Usuń wszelkiej maści „przeszkadzacze” w postaci animacji, odliczających zegarów czy agresywnych bannerów. Zależy Ci przecież na tym, aby ludzie skupili się na Twoim przekazie, a nie nerwowo szukali sposobu na wyłącznie dźwięku czy zamknięcie reklam!
Zlikwiduj animacje Flash. Gdziekolwiek są – zwłaszcza, jeśli w menu. A jeśli cała strona w ogóle jest animacją flash – natychmiast ją zastąp zwykłą stroną w HTML. Chodzi o to, że wyszukiwarki (póki co) nie potrafią poprawnie wprowadzić do indeksu stron animowanych we flashu. W efekcie nawet, jeśli masz tam mnóstwo fajnych treści i dobrą ofertę – nikt do Ciebie z wyszukiwarki nie trafi (a strony uzyskują średnio 90% ruchu właśnie z wyszukiwarek).
A co z wyszukiwarką wycieczek?
Z mojego doświadczenia wynika, że niewielu (promile) klientów używa wyszukiwarki wycieczek po to, aby którąś zamówić. Zazwyczaj służy im wyłącznie do poznania ceny imprezy (np. za całą rodzinę, z wylotem z Krakowa, w opcji HB). Potem i tak dzwonią do biura, żeby pracownik rozwiał ich wątpliwości i zazwyczaj przygotował umowę.
W systemach ESS (MerlinX) za taką wyszukiwarkę na stronie trzeba płacić co miesiąc ok 100 zł ale w moim przekonaniu wystarczy umieścić kod którejś z pokazanych na stronach demo MerlinX (musisz jednak wiedzieć, że jeśli ktoś dokona na niej rezerwacji, trafi ona nie do Ciebie ale do firmy, której wyszukiwarkę umieściłeś dlatego wcześniej zapytaj ich o taką możliwość). Większość klientów jej nie użyje, ale jeśli coś ich zainteresuje to na pewno do Ciebie zadzwonią.
I jeszcze jedna uwaga na koniec. Nie polegaj wyłącznie na swojej stronie www, nie ważne jaka ona jest. Nawet, jeśli jest doskonała i zajmuje pierwsze miejsce w Google – to zastanów się – kto zajmuje pozostałych 9 miejsc?

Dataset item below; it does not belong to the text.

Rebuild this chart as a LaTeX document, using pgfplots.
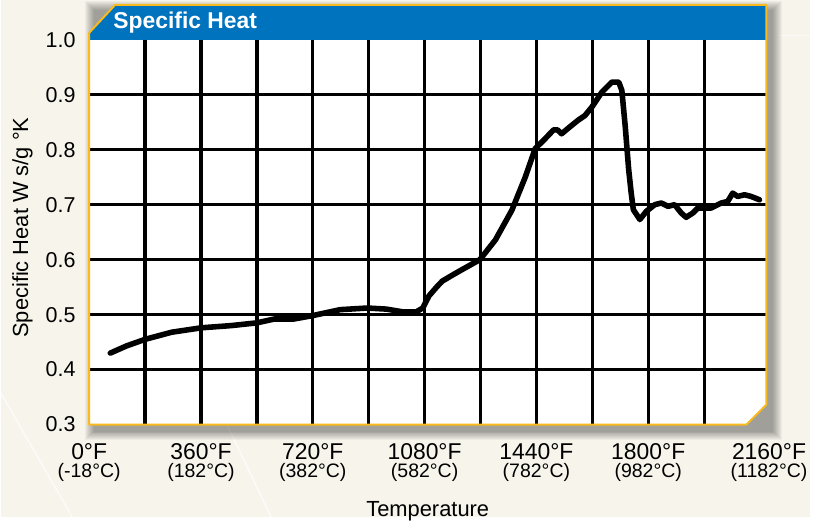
\documentclass[border=0pt]{standalone}
\usepackage{fontspec}
\setmainfont{Liberation Sans}
\usepackage{pgfplots}
\pgfplotsset{compat=1.18}
\definecolor{bg}{RGB}{246,244,235}
\definecolor{hblue}{RGB}{0,115,190}
\definecolor{gold}{RGB}{248,186,30}
\newcommand\xl[2]{\begin{tabular}{@{}c@{}}\fontsize{11.5}{12}\selectfont #1\\[-3pt]\fontsize{9.8}{10}\selectfont #2\end{tabular}}
\begin{document}
\begin{tikzpicture}
\begin{scope}[shift={(0pt,260pt)},x=0.5pt,y=-0.5pt]
\fill[bg] (0,0) rectangle (814,520);
\draw[white,opacity=0.7,line width=0.7pt] (0,395) -- (72,520);
\draw[white,opacity=0.7,line width=0.7pt] (228,428) -- (272,520);
\draw[white,opacity=0.6,line width=0.7pt] (782,36) -- (814,36);
\foreach \i in {1,...,10} {
  \fill[black,opacity=0.038] ({95-\i},{11-\i}) rectangle ({776+\i},{433+\i});
}
\fill[white] (89,427) -- (89,40) -- (770,40) -- (770,407) -- (750,427) -- cycle;
\end{scope}
\begin{axis}[
  at={(44.5pt,46.5pt)}, anchor=south west,
  scale only axis, width=340.5pt, height=193.5pt,
  xmin=0, xmax=2180, ymin=0.3, ymax=1.0,
  axis line style={draw=none},
  major tick length=0pt, minor tick length=0pt,
  xtick={0,360,720,1080,1440,1800},
  xticklabels={\xl{0°F}{(-18°C)},\xl{360°F}{(182°C)},\xl{720°F}{(382°C)},\xl{1080°F}{(582°C)},\xl{1440°F}{(782°C)},\xl{1800°F}{(982°C)}},
  extra x ticks={2160},
  extra x tick labels={\xl{2160°F}{(1182°C)}},
  extra x tick style={xticklabel style={xshift=4.5pt}},
  minor xtick={180,360,540,720,900,1080,1260,1440,1620,1800,1980},
  ytick={0.3,0.4,0.5,0.6,0.7,0.8,0.9,1.0},
  yticklabels={0.3,0.4,0.5,0.6,0.7,0.8,0.9,1.0},
  minor ytick={0.4,0.5,0.6,0.7,0.8,0.9},
  xminorgrids, yminorgrids,
  minor grid style={black,line width=1.65pt},
  yticklabel style={font=\fontsize{10.8}{11}\selectfont, xshift=-3.3pt},
  xticklabel style={yshift=-5.7pt},
  xlabel={Temperature}, ylabel={Specific Heat W s/g °K},
  xlabel style={at={(axis description cs:0.5,-0.225)},anchor=center,font=\fontsize{11}{11}\selectfont},
  ylabel style={at={(axis description cs:-0.0984,0.512)},anchor=center,font=\fontsize{11}{11}\selectfont},
]
\addplot[black, line width=2.8pt, line join=round, line cap=round] coordinates {
(68,0.430) (120,0.443) (180,0.455) (266,0.468) (361,0.476) (457,0.480) (540,0.485)
(596,0.492) (659,0.492) (718,0.498) (808,0.509) (896,0.512) (957,0.510) (1010,0.505)
(1053,0.505) (1074,0.512) (1094,0.534) (1120,0.551) (1137,0.561) (1170,0.572) (1201,0.582)
(1258,0.600) (1308,0.636) (1361,0.690) (1404,0.750) (1436,0.802) (1468,0.820) (1495,0.836)
(1508,0.836) (1521,0.829) (1553,0.844) (1575,0.854) (1596,0.862) (1619,0.878) (1651,0.905)
(1683,0.923) (1705,0.923) (1715,0.908) (1726,0.842) (1737,0.764) (1745,0.722) (1752,0.691)
(1773,0.673) (1794,0.688) (1821,0.700) (1842,0.703) (1864,0.697) (1885,0.700) (1906,0.685)
(1922,0.677) (1944,0.685) (1960,0.694) (1981,0.694) (2003,0.694) (2035,0.703) (2056,0.706)
(2072,0.721) (2088,0.715) (2110,0.718) (2131,0.715) (2158,0.709)
};
\end{axis}
\begin{scope}[shift={(0pt,260pt)},x=0.5pt,y=-0.5pt]
\fill[hblue] (89,40) -- (89,33) -- (115,5) -- (770,5) -- (770,40) -- cycle;
\draw[gold,line width=1pt,line join=round] (89,427) -- (89,33) -- (115,5) -- (770,5) -- (770,407) -- (750,427) -- cycle;
\node[anchor=west,text=white,font=\bfseries\fontsize{11.5}{12}\selectfont,inner sep=0pt] at (113,23) {Specific Heat};
\end{scope}
\end{tikzpicture}
\end{document}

Twoi konkurenci! Dlatego poza stroną www dbaj o to, aby umieszczać choć kilka, ogólnych ale atrakcyjnych ofert na bezpłatnych portalach ogłoszeniowych (lokalnych i tych ogólnopolskich jak olx.pl) oraz w internetowych katalogach firm. I udzielaj się na poczytnych forach internetowych, gdzie ludzie szukają informacji związanych z wakacjami. A link do strony umieść w podpisie.
Od strony technicznej – sugerowałbym Ci wykorzystanie elastycznego i łatwego w oprogramowaniu silnika WordPress, który ma mnóstwo wtyczek oraz szablonów. Z łatwością znajdziesz na serwisach typu freelancer.com osoby, które podejmą się wykonania takiej strony. Dzięki temu nie uzależnisz się od jednego dostawcy informatycznego, a Twoja strona będzie absolutnie unikatowa.
Podsumowanie
Celowo nie pisałem na stronie o kolorach, ergonomii i wyglądzie strony. Skupiłem się na tym, aby strona biura podróży była inna – skupiona na kliencie i jego potrzebach. To oczywiście dużo bardziej pracochłonne niż szablonowa strona z gotowego, dedykowanego dla turystyki systemu CMS, jednak praca włożona w taki serwis zwróci się w dużej ilości odwiedzin i kontaktów za pośrednictwem strony internetowej. A sprzedać musi już człowiek!
Dziękuję Ci za ten artykuł. Wiele cennych i sprytnych rad (nie wpadłam na zainstalowanie testowego Merlina na swojej stronie, a również uważam, że nieopłacalne jest kupowanie płatnej wyszukiwarki, bo klienci i tak z niej nie skorzystają).
Joanno, cieszę się, że to był dla Ciebie pomocny tekst. Z doświadczenia swojego i innych mogę powiedzieć, że sama kwestia „wplatania” linków do hoteli na stronach sprawia, że za prowizje można zapłacić rachunki telefoniczne – moim zdaniem warto – jednorazowa praca, a zarabia cały czas (szczególnie zimą, kiedy ludzie szukają np. hoteli w Alpach).